= EXERCISE AIM =
Show all lines from the listing below that contain "script".
>> Begin RECORDS SUPPLIED
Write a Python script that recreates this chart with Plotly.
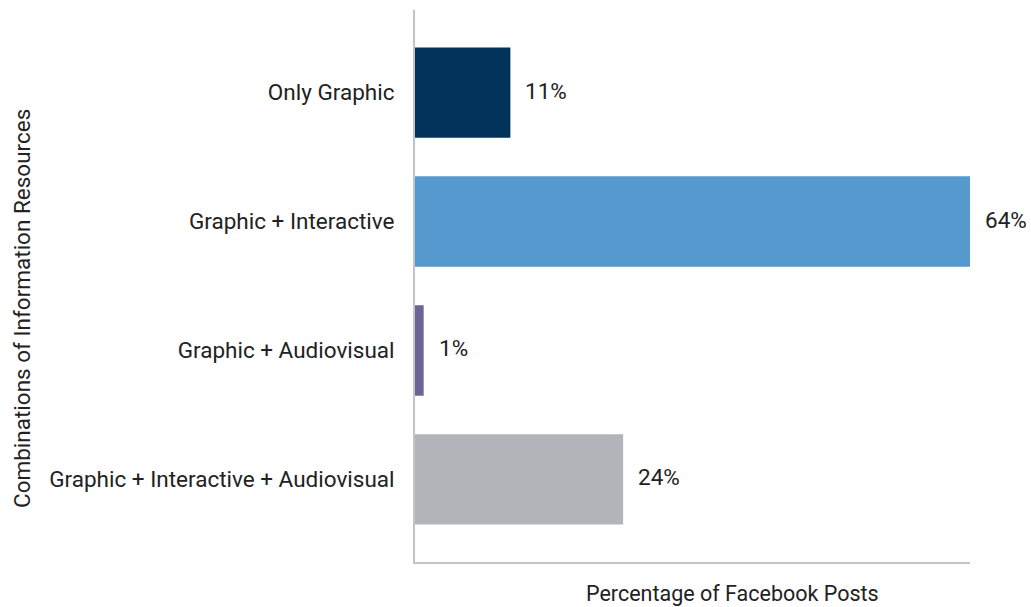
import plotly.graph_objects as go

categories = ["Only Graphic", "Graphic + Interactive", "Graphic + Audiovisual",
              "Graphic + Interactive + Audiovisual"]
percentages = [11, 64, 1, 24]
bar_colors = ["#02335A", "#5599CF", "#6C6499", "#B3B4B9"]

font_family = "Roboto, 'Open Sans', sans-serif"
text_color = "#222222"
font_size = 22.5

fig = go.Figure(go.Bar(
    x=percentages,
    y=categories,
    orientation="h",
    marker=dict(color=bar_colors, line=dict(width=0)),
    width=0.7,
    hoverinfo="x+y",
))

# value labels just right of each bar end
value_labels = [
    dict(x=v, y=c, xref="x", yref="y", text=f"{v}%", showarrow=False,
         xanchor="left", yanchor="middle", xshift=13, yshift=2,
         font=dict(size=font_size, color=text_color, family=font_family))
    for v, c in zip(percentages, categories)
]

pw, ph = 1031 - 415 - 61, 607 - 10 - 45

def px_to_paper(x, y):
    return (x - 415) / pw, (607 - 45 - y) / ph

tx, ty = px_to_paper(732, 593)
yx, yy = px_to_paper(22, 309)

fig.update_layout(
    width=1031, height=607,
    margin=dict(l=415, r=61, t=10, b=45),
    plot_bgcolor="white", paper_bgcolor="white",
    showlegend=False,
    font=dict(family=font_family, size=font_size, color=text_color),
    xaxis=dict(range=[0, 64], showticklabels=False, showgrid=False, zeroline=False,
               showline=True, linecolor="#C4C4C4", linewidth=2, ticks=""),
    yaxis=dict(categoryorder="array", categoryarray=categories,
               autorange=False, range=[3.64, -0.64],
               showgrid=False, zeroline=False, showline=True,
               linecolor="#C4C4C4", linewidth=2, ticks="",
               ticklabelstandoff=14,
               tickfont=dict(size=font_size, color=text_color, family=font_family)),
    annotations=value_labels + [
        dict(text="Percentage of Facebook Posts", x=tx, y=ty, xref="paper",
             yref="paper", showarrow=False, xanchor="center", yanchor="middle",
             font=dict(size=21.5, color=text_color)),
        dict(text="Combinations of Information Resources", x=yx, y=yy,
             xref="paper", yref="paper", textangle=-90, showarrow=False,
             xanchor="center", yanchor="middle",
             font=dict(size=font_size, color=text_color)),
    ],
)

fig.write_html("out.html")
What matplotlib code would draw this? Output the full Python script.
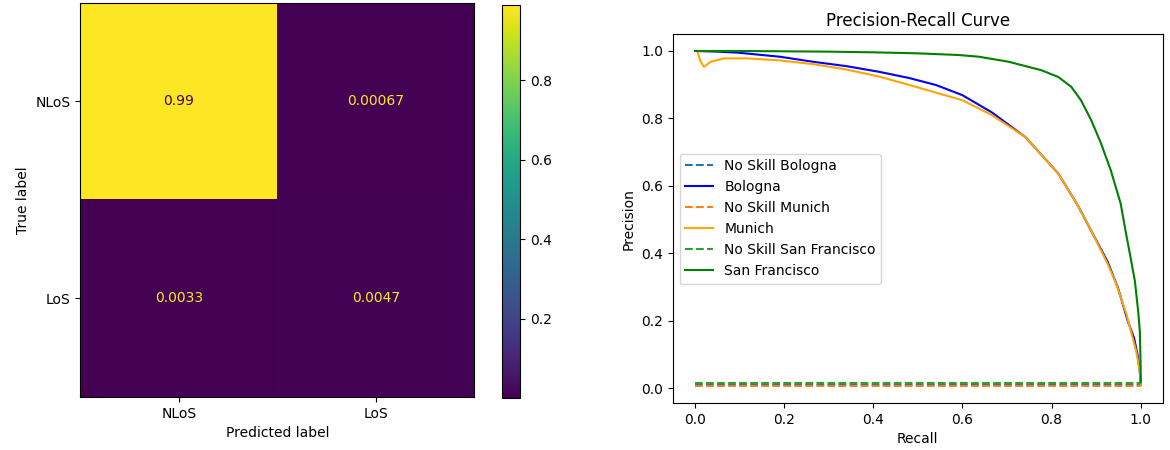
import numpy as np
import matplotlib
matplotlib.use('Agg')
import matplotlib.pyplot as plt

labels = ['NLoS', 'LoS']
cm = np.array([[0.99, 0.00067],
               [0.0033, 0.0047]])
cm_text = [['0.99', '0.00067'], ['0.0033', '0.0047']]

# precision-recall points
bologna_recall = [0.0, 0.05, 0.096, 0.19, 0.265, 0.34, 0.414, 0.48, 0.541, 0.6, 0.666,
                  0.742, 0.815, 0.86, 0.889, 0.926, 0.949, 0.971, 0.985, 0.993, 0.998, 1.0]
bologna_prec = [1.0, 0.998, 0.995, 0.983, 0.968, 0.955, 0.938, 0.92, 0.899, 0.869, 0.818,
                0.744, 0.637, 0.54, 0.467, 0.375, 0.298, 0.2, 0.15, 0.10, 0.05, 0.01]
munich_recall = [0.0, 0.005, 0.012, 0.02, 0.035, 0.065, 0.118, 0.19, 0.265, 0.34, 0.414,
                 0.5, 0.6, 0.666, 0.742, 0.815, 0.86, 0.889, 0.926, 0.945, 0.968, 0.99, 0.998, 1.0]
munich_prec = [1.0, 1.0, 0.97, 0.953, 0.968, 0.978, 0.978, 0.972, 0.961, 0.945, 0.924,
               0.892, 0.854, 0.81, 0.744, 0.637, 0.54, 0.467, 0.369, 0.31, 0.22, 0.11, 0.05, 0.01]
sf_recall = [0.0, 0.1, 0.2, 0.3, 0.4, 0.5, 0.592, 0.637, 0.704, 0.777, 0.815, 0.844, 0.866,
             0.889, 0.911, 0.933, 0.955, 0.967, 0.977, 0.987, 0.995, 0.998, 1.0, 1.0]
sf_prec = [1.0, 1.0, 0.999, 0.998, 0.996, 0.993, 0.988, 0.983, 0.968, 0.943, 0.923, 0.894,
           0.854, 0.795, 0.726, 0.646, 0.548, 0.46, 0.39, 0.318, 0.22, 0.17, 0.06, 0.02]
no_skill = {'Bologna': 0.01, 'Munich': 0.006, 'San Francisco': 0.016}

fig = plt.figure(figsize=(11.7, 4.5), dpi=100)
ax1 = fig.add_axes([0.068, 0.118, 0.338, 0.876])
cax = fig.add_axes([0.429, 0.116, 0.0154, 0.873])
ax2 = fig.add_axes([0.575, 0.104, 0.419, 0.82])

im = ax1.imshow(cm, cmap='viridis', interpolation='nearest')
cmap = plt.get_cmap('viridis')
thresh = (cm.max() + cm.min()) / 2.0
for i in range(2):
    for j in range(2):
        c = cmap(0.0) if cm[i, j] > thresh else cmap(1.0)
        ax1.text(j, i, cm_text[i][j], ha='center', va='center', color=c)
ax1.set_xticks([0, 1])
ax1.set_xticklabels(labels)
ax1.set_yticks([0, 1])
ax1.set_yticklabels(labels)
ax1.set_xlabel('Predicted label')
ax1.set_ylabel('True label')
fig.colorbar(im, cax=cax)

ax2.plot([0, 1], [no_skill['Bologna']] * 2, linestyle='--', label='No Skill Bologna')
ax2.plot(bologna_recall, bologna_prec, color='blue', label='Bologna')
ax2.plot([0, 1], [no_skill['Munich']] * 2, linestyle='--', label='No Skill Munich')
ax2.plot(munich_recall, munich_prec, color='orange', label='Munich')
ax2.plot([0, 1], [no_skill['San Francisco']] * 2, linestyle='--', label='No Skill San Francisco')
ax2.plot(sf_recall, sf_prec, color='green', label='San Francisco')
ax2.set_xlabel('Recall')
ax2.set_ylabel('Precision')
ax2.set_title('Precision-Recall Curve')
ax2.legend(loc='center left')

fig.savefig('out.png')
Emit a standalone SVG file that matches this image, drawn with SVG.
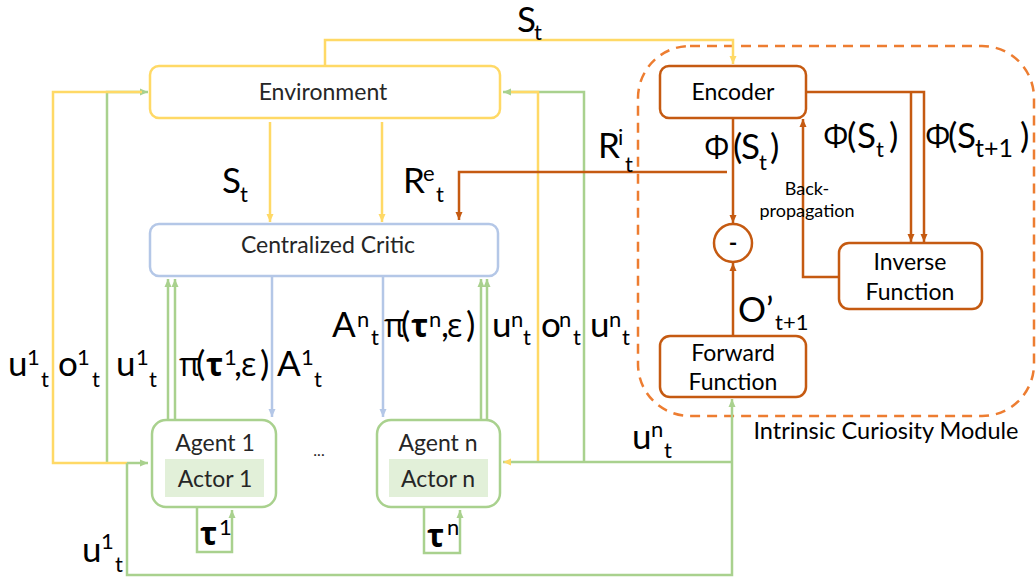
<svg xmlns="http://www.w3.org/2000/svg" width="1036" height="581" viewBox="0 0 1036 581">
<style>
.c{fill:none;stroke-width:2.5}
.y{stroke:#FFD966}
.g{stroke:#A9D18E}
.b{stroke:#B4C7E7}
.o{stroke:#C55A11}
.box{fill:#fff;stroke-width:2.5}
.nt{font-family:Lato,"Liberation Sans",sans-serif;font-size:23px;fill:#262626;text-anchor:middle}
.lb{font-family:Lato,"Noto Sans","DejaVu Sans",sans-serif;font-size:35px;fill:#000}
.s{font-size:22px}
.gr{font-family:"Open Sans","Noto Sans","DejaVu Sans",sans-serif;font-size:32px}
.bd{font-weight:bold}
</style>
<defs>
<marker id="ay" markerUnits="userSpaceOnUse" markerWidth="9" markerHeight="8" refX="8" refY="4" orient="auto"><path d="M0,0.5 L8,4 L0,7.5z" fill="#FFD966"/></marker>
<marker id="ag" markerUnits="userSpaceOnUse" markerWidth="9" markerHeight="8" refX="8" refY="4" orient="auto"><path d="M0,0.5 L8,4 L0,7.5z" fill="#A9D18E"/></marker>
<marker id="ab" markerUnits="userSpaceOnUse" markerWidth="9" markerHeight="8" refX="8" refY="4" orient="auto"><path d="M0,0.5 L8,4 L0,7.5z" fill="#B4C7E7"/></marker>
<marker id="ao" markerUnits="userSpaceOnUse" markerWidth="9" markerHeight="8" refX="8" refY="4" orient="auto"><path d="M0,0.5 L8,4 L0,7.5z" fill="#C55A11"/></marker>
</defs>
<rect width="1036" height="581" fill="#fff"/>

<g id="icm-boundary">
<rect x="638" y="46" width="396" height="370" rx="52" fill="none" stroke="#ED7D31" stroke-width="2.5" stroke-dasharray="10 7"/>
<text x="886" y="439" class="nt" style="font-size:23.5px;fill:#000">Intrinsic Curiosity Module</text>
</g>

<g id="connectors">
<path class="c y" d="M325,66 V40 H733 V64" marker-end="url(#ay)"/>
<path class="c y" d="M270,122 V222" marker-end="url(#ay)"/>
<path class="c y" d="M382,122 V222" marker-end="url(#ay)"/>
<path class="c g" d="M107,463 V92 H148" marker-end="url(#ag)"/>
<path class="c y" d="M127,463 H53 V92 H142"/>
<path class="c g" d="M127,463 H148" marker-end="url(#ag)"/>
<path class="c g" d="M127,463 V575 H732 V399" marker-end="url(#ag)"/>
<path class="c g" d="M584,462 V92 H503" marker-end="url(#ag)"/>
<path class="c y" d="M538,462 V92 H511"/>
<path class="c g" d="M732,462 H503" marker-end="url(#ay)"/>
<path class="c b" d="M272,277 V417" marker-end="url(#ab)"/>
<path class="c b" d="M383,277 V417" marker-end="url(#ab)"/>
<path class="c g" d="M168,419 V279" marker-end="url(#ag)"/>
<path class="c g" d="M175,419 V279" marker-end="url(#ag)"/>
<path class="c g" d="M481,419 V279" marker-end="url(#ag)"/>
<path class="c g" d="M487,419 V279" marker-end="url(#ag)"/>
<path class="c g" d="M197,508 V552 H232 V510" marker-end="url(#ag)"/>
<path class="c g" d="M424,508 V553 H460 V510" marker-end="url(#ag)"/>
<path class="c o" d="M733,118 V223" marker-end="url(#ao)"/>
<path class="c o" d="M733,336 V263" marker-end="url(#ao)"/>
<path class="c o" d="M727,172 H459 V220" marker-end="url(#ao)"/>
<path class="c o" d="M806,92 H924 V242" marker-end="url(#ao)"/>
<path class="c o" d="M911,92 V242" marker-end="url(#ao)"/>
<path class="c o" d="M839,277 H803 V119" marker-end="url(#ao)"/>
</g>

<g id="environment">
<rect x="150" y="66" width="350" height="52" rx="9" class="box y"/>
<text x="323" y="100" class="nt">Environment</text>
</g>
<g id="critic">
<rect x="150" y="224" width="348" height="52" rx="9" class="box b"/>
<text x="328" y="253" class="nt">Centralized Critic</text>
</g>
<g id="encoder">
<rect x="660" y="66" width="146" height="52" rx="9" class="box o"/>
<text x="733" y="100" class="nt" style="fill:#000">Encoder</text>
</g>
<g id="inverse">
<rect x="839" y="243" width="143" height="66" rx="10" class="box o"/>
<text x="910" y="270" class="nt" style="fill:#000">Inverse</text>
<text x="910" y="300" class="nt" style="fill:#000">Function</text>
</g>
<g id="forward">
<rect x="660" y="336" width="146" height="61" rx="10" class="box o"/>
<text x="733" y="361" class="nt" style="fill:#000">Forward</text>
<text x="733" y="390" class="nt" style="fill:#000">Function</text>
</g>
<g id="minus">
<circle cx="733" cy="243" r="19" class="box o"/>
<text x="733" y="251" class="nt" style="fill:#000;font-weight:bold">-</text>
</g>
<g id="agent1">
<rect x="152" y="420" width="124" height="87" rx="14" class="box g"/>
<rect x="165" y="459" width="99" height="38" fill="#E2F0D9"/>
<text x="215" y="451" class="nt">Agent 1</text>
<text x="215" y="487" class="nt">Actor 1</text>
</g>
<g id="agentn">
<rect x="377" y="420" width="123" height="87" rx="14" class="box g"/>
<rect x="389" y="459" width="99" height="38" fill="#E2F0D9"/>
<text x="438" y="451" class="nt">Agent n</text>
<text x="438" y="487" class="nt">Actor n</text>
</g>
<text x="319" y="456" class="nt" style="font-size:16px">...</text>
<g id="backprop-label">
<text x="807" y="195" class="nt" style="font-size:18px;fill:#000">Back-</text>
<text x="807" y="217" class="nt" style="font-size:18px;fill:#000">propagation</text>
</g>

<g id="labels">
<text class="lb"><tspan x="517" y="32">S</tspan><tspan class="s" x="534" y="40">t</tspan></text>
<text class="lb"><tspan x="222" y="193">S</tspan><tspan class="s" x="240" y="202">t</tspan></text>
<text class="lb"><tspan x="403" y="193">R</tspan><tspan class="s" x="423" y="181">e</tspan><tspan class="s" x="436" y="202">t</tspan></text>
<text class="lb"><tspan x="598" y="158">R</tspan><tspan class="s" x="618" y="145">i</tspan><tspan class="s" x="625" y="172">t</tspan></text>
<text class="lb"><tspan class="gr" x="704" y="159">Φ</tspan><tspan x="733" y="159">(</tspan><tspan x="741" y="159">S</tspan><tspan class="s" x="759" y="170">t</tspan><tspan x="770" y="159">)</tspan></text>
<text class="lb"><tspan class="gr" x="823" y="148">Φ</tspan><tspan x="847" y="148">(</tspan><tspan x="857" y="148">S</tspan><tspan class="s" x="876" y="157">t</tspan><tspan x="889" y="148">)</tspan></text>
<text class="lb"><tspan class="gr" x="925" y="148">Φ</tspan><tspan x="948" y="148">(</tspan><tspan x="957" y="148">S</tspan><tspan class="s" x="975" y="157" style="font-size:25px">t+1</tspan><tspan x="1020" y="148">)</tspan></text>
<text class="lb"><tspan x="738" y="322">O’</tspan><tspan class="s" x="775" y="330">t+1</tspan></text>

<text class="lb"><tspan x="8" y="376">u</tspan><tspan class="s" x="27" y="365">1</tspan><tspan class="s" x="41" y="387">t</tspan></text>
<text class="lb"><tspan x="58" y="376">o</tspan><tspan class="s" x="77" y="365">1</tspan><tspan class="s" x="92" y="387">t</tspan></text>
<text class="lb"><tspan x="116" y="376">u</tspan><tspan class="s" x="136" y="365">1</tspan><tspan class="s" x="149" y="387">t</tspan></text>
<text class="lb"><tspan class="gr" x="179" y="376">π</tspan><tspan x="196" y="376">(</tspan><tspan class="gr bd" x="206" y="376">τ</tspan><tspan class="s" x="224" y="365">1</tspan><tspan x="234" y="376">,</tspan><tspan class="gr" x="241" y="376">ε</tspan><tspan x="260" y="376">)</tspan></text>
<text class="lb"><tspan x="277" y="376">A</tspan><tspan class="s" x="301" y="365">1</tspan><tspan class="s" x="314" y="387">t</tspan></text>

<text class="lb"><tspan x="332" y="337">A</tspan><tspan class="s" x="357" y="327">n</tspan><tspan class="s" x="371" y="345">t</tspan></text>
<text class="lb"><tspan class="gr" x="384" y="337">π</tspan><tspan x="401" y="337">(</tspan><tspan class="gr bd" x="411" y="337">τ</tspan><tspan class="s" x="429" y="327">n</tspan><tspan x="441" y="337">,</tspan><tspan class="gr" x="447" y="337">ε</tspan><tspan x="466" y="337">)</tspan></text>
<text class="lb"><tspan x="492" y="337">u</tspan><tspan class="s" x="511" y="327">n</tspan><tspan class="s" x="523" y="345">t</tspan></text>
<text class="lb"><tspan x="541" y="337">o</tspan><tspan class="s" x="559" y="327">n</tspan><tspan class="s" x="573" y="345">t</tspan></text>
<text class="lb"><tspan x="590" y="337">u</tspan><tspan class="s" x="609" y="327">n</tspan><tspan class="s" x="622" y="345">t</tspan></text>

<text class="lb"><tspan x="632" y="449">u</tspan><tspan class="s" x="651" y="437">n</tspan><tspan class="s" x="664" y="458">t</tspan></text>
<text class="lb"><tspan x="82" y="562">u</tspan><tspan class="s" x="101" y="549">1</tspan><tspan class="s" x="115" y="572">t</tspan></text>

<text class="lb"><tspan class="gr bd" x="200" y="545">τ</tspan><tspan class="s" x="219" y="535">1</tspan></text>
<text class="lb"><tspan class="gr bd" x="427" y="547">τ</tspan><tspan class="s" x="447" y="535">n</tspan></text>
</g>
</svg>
>> End RECORDS SUPPLIED
= THE COMPLETED TASK =
Write a Python script that recreates this chart with Plotly.
What matplotlib code would draw this? Output the full Python script.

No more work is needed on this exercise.